Experimental results indicate that RNAi can control spider mite colonies.
“Recently, we were able to show the reduction of survival of spider mites developing on the Arabidopsis (plant),” he noted.
“So now we will be looking at the fecundity of spider mites to see whether RNAi reduces … how many eggs they deposit, how many progeny they develop.”
Pierre Meulien, president of Genome Canada, one of the funders of the spider mite project, said the research is particularly exciting because the technology is directed at a specific gene in a specific pest.
“These things are so specific that you can target, very specifically, the unique pest you want to kill…. It’s not like a general pesticide,” he said.
“The precision would be exquisite because of the uniqueness of the (RNA) sequence.”
Research also suggests that the molecule spreads quickly through the organism when an insect ingests double stranded RNA.
“It seems that when these molecules get into the digestive system of a (pest), then those molecules remain active,” Meulien said.
“This is big news because no matter what plant you want to protect … you have a way of genetically manipulating the plant so it expresses a large amount of this stuff. Then all you have to do is wait for it (the insect) to (feed) on the leaves.”
Marcé Lorenzen, a professor of entomology at North Carolina State University, said that isn’t always correct, it depends on the insect and the targeted gene. Oral RNAi, in which insects feed on plants and ingest double stranded RNA, is highly effective in certain cases.
“I call them the sucking and piercing little insects, all the insects that can actually pierce the leaf and suck. Aphids and things like that, oral RNAi works incredibly well,” Lorenzen said.
“The double stranded RNA move from cell to cell and make it systemic.”
Lorenzen, who is attempting to use RNAi to control the red flour beetle, which feeds on stored grain, said it doesn’t spread readily throughout the cells of all pests. A higher dose of double stranded RNA may be required to affect certain species, including the red flour beetle.
Lorenzen and other scientists are exploring other ways to deliver RNAi, such as a biological spray.
“My lab is trying to express double stranded RNAs in micro-organisms (possibly bacteria) … hopefully for a low cost, eco-friendly bio-pesticide,” she said.
“If you can (deliver) a high enough dose (to the pest)… you can get it to work.”
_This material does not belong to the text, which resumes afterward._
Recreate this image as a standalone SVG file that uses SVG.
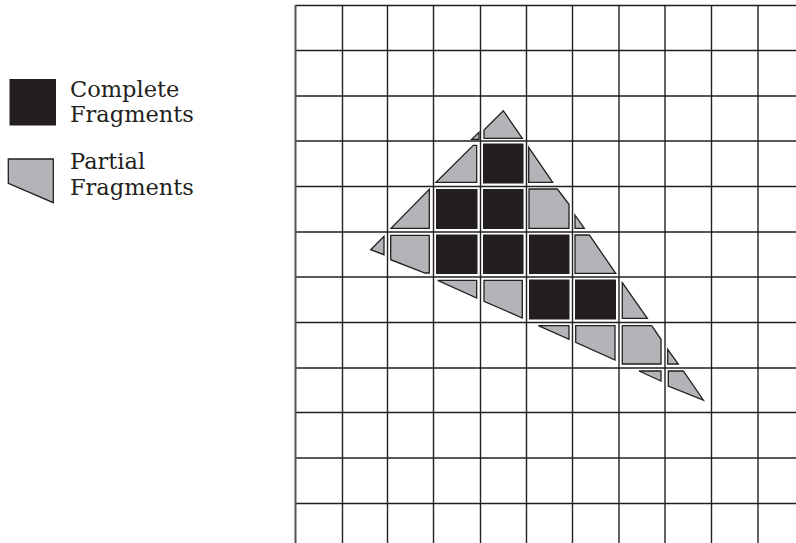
<svg xmlns="http://www.w3.org/2000/svg" width="796" height="543" viewBox="0 0 796 543">
<style>
.grid line{stroke:#231f20;stroke-width:1.4}
.full{fill:#231f20;stroke:#231f20;stroke-width:1}
.part{fill:#b3b4b7;stroke:#231f20;stroke-width:1.3;stroke-linejoin:miter}
.lbl{font-family:"DejaVu Serif","Liberation Serif",serif;font-size:22.5px;fill:#231f20}
</style>
<rect width="796" height="543" fill="#fff"/>
<g id="grid" class="grid">
<line x1="295.5" y1="5.5" x2="796" y2="5.5"/>
<line x1="295.5" y1="50.5" x2="796" y2="50.5"/>
<line x1="295.5" y1="96" x2="796" y2="96"/>
<line x1="295.5" y1="141" x2="796" y2="141"/>
<line x1="295.5" y1="186.5" x2="796" y2="186.5"/>
<line x1="295.5" y1="232" x2="796" y2="232"/>
<line x1="295.5" y1="277" x2="796" y2="277"/>
<line x1="295.5" y1="322.5" x2="796" y2="322.5"/>
<line x1="295.5" y1="368" x2="796" y2="368"/>
<line x1="295.5" y1="412.5" x2="796" y2="412.5"/>
<line x1="295.5" y1="458" x2="796" y2="458"/>
<line x1="295.5" y1="503.5" x2="796" y2="503.5"/>
<line x1="295.5" y1="5" x2="295.5" y2="543" style="stroke:#555;stroke-width:2"/>
<line x1="342.5" y1="5" x2="342.5" y2="543"/>
<line x1="387.5" y1="5" x2="387.5" y2="543"/>
<line x1="433.5" y1="5" x2="433.5" y2="543"/>
<line x1="480.5" y1="5" x2="480.5" y2="543"/>
<line x1="526.5" y1="5" x2="526.5" y2="543"/>
<line x1="572.5" y1="5" x2="572.5" y2="543"/>
<line x1="619" y1="5" x2="619" y2="543"/>
<line x1="665" y1="5" x2="665" y2="543"/>
<line x1="711.5" y1="5" x2="711.5" y2="543"/>
<line x1="758" y1="5" x2="758" y2="543"/>
</g>
<g id="complete-fragments">
<rect class="full" x="483.5" y="144" width="39.5" height="39"/>
<rect class="full" x="436.5" y="189.5" width="40.5" height="39"/>
<rect class="full" x="483.5" y="189.5" width="39.5" height="39"/>
<rect class="full" x="436.5" y="235" width="40.5" height="38.5"/>
<rect class="full" x="483.5" y="235" width="39.5" height="38.5"/>
<rect class="full" x="529.5" y="235" width="39.5" height="38.5"/>
<rect class="full" x="529.5" y="280" width="39.5" height="39"/>
<rect class="full" x="575.5" y="280" width="40" height="39"/>
</g>
<g id="partial-fragments">
<polygon class="part" points="479,132.3 479,139.3 471.7,139.3"/>
<polygon class="part" points="484,130 503.3,110.7 522.3,138.3 484,138.3"/>
<polygon class="part" points="473.3,145.3 476.7,145.3 476.7,182.3 436,182.3"/>
<polygon class="part" points="528.7,147.3 552.7,182.3 528.7,182.3"/>
<polygon class="part" points="429.3,189.3 429.3,228.3 391,228.3"/>
<polygon class="part" points="529,189 557.3,189 569,204.3 569,228.3 529,228.3"/>
<polygon class="part" points="575,215 584.3,228.3 575,228.3"/>
<polygon class="part" points="384,236.3 384,254.7 370.7,249.7"/>
<polygon class="part" points="390.7,235.3 429.3,235.3 429.3,273 425,273 390.7,259.7"/>
<polygon class="part" points="575,235 589.3,235 615.7,273.3 575,273.3"/>
<polygon class="part" points="437.7,280.3 476.7,280.3 476.7,298"/>
<polygon class="part" points="484,280.3 522.3,280.3 522.3,318 484,301.3"/>
<polygon class="part" points="622.3,282.7 647.3,318.3 622.3,318.3"/>
<polygon class="part" points="538.3,325.7 569,325.7 569,339.3"/>
<polygon class="part" points="575.7,325.7 615,325.7 615,360 575.7,342.3"/>
<polygon class="part" points="622.3,325.7 651.7,325.7 661,339.3 661,364 622.3,364"/>
<polygon class="part" points="667.7,349.3 678.3,364 667.7,364"/>
<polygon class="part" points="639,371 661,371 661,381"/>
<polygon class="part" points="668.3,371 683.3,371 703.3,400 668.3,386"/>
</g>
<g id="legend-complete">
<rect class="full" x="10" y="79.5" width="45.5" height="45.5"/>
<text class="lbl" x="70" y="97">Complete</text>
<text class="lbl" x="70" y="122">Fragments</text>
</g>
<g id="legend-partial">
<polygon class="part" points="8.3,159 53.3,159 53.3,202.7 8.3,183.3"/>
<text class="lbl" x="70" y="169">Partial</text>
<text class="lbl" x="70" y="195">Fragments</text>
</g>
</svg>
As noted in a research and development document, Monsanto is looking at two approaches to apply RNAi to pest management: BioDirect, which features bio-pesticides that contain double stranded RNA, and another technology that targets the western corn rootworm. A sequence of rootworm RNA is inserted into the corn plant, which represents a transgenic process.
“We have to have a transgenic plant, which will be … expressing double stranded RNA construct at every stage of plant development and in every tissue,” said Zhurov, referring to the spider mite project.
RNAi technology for pest management remains in the laboratory phase. If Western University scientists can prove it works, they will have to partner with seed companies to transfer the technology to a commercial crop.
Zhurov said the regulatory process for the transgenic technology could prove challenging, given the vigorous public debate over GMOs.
“RNAi technology, in general, it’s a proven and very efficient technique, which is used in research. In many cases RNAi should be fairly easily scalable to the industrial level,” he said.
“(But) we have to overcome this public perception that trangenesis is bad.”
Lorenzen said it may be premature to say the regulatory process will be difficult, but biologists will have to spend a significant amount of time explaining the technology to the public and policy makers.
“I don’t know how difficult it will be, but I think the regulatory community will have to be educated.”
Eric Jan, a University of British Columbia RNAi expert, agreed it’s challenging to clearly describe the biological process because he struggles to talk to his family about his work.
“When I try to explain this to my parents or my wife, they understand DNA and they understand proteins. But it’s the RNA part that’s confusing to them.”